Friday, July 13, 2007

Jane Kirkpatrick: Change and Cherish Series

Jane Kirkpatrick's newest book, A Tendering in the Storm was released earlier this Spring. My husband and I are taking turns with the book, as I will be writing a review to be published on this blog sometime around August 6th.

After attending an author event at Paulina Springs Bookstore earlier this week, we realized we needed to get reading. Mrs. Kirkpatrick signed books and spoke about writing, "first baskets" and coping saws. She never fails to leave her audience with tidbits of faith and encouragement to live strong in the Lord.

Mrs. Kirkpatrick is an award winning author, with at least fifteen titles to her name. She writes Historical fiction filled with faith and often based on the lives of real people. I am impressed with the open friendliness Mrs. Kirkpatrick displays when speaking to her fans. After seeing her in person, you feel that she has opened up her personal world and let you in, a bit like visiting with an old friend over a cup of tea.

The Paulina Springs Bookstore is located in historic Sisters, OR. If you are not familiar with Sisters, it is famous for PRCA Pro Rodeo events and the annual Quilt show. The Rodeo was in June, and the quilt show is in full swing this weekend. If you are passing through Central Oregon plan to either join the fun or avoid Sisters entirely because main street will be impassable today.

Thursday, July 12, 2007

A Thousand Tomorrows, Karen Kingsbury

While chatting with a friend this evening I was reminded of a book I read a few months ago, A Thousand Tomorrows, by Karen Kingsbury.

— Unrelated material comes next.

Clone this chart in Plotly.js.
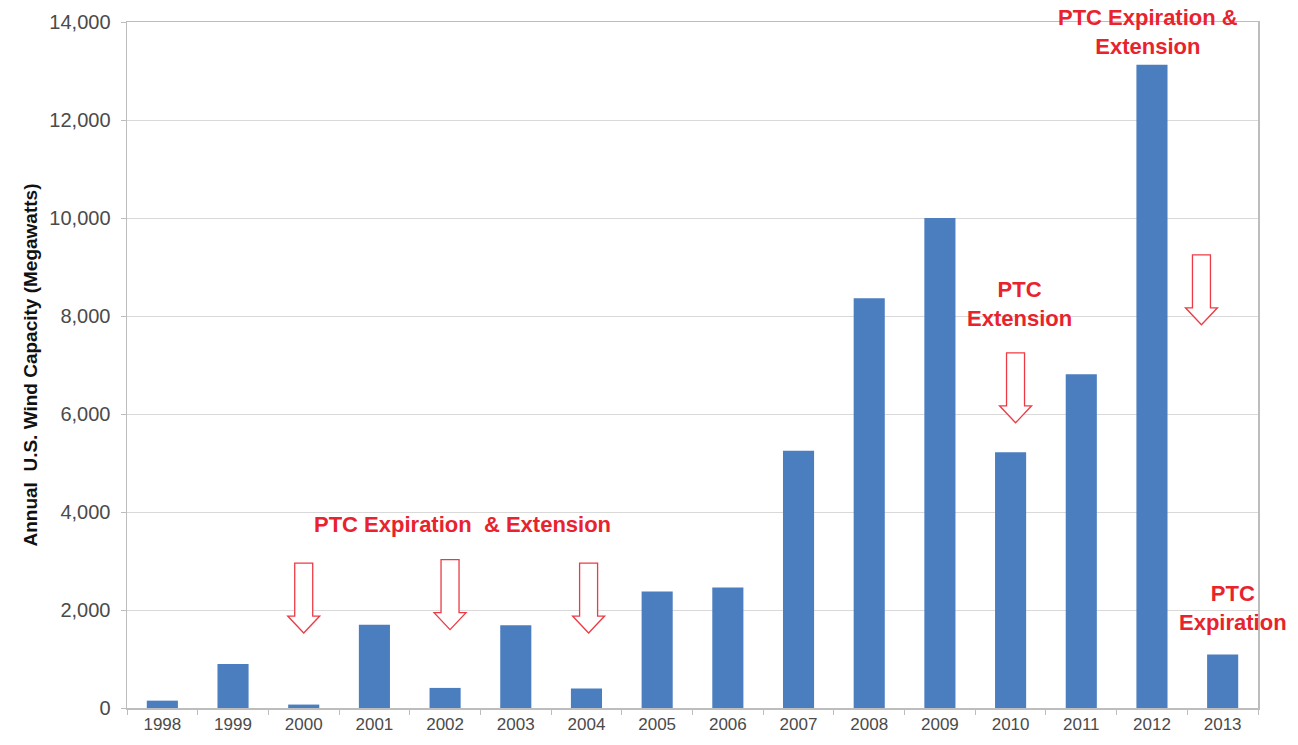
<!DOCTYPE html>
<html>
<head>
<meta charset="utf-8">
<script src="https://cdn.plot.ly/plotly-3.0.1.min.js"></script>
<style>
  html, body { margin: 0; padding: 0; background: #fff; }
  #chart { width: 1298px; height: 745px; }
</style>
</head>
<body>
<div id="chart"></div>
<script>
// Annual U.S. wind capacity additions, megawatts
const years = ['1998','1999','2000','2001','2002','2003','2004','2005',
               '2006','2007','2008','2009','2010','2011','2012','2013'];
const capacityMW = [150, 900, 70, 1700, 410, 1690, 400, 2380,
                    2460, 5250, 8360, 10000, 5220, 6810, 13130, 1090];
const yTicks = [0, 2000, 4000, 6000, 8000, 10000, 12000, 14000];

const RED = '#e8232d';

// Hollow down-arrows: anchored at the tip (category index, value)
const arrowTips = [
  {x: 2, y: 1530},
  {x: 4.07, y: 1600},
  {x: 6.03, y: 1530},
  {x: 12.07, y: 5820},
  {x: 14.7, y: 7820}
];
const arrowPath = 'M0,0 L16,17 L9,17 L9,70 L-9,70 L-9,17 L-16,17 Z';

const shapes = arrowTips.map(a => ({
  type: 'path',
  xref: 'x', yref: 'y',
  xsizemode: 'pixel', ysizemode: 'pixel',
  xanchor: a.x, yanchor: a.y,
  path: arrowPath,
  fillcolor: '#ffffff',
  line: {color: '#ec3b44', width: 1.3},
  layer: 'above'
}));

const noteFont = {family: 'Liberation Sans, Arial, sans-serif', size: 22, color: RED};
const notes = [
  {x: 4.25, y: 3735, text: '<b>PTC Expiration  &amp; Extension</b>'},
  {x: 12.13, y: 8245, text: '<b>PTC<br>Extension</b>'},
  {x: 13.94, y: 13800, text: '<b>PTC Expiration &amp;<br>Extension</b>'},
  {x: 15.14, y: 2040, text: '<b>PTC<br>Expiration</b>'}
].map(n => ({
  x: n.x, y: n.y, xref: 'x', yref: 'y',
  text: n.text, showarrow: false,
  font: noteFont, align: 'center',
  xanchor: 'center', yanchor: 'middle'
}));

const trace = {
  type: 'bar',
  x: years,
  y: capacityMW,
  marker: {color: '#4a7ebf'},
  hoverinfo: 'x+y'
};

const layout = {
  width: 1298,
  height: 745,
  margin: {l: 127, r: 40, t: 22, b: 37},
  paper_bgcolor: '#ffffff',
  plot_bgcolor: '#ffffff',
  bargap: 0.56,
  showlegend: false,
  font: {family: 'Liberation Sans, Arial, sans-serif', color: '#4a4a4a'},
  xaxis: {
    type: 'category',
    range: [-0.5, 15.5],
    showline: true,
    linecolor: '#bdbdbd',
    linewidth: 1.5,
    mirror: true,
    ticks: 'outside',
    tickson: 'boundaries',
    ticklen: 5,
    tickcolor: '#bdbdbd',
    showgrid: false,
    tickfont: {size: 17, color: '#4a4a4a'},
    fixedrange: true
  },
  yaxis: {
    range: [0, 14000],
    tickvals: yTicks,
    tickformat: ',',
    showline: true,
    linecolor: '#bdbdbd',
    linewidth: 1.5,
    mirror: true,
    ticks: 'outside',
    ticklen: 5,
    tickcolor: '#bdbdbd',
    gridcolor: '#d9d9d9',
    gridwidth: 1,
    zeroline: false,
    tickfont: {size: 20, color: '#4a4a4a'},
    ticklabelstandoff: 6,
    title: {
      text: '<b>Annual  U.S. Wind Capacity (Megawatts)</b>',
      font: {size: 19, color: '#111111'},
      standoff: 6
    },
    fixedrange: true
  },
  shapes: shapes,
  annotations: notes
};

Plotly.newPlot('chart', [trace], layout, {displayModeBar: false, staticPlot: true});
</script>
</body>
</html>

I have read many books--enjoyed many books--over the years, but this book stood out for two reasons.

First of all, it made me cry. I am not talking about a few tears, although that is how it began. There were entire sections of this book that turned on the floodgates. Heart-wrenching tears that challenged me to take a hard look at myself and my own feelings about life, love and marriage.

Secondly, the characters were living, breathing people. They were challenged by life and learned to overcome--not by their own power, but through the power of God. I was, quite honestly, relieved to read a book that allowed the protagonists to be flawed. She writes about sinners who keep on working out their faith. ( A little like the passage from Phil. 2:12)

I know Kingsbury has written a number of other books--several surrounding the 9/11 attacks and the lives of those impacted. I look forward to reading One Tuesday Morning and Like Dandelion Dust when I am no longer swamped in historical research, but I plan to have a box of tissues at the ready.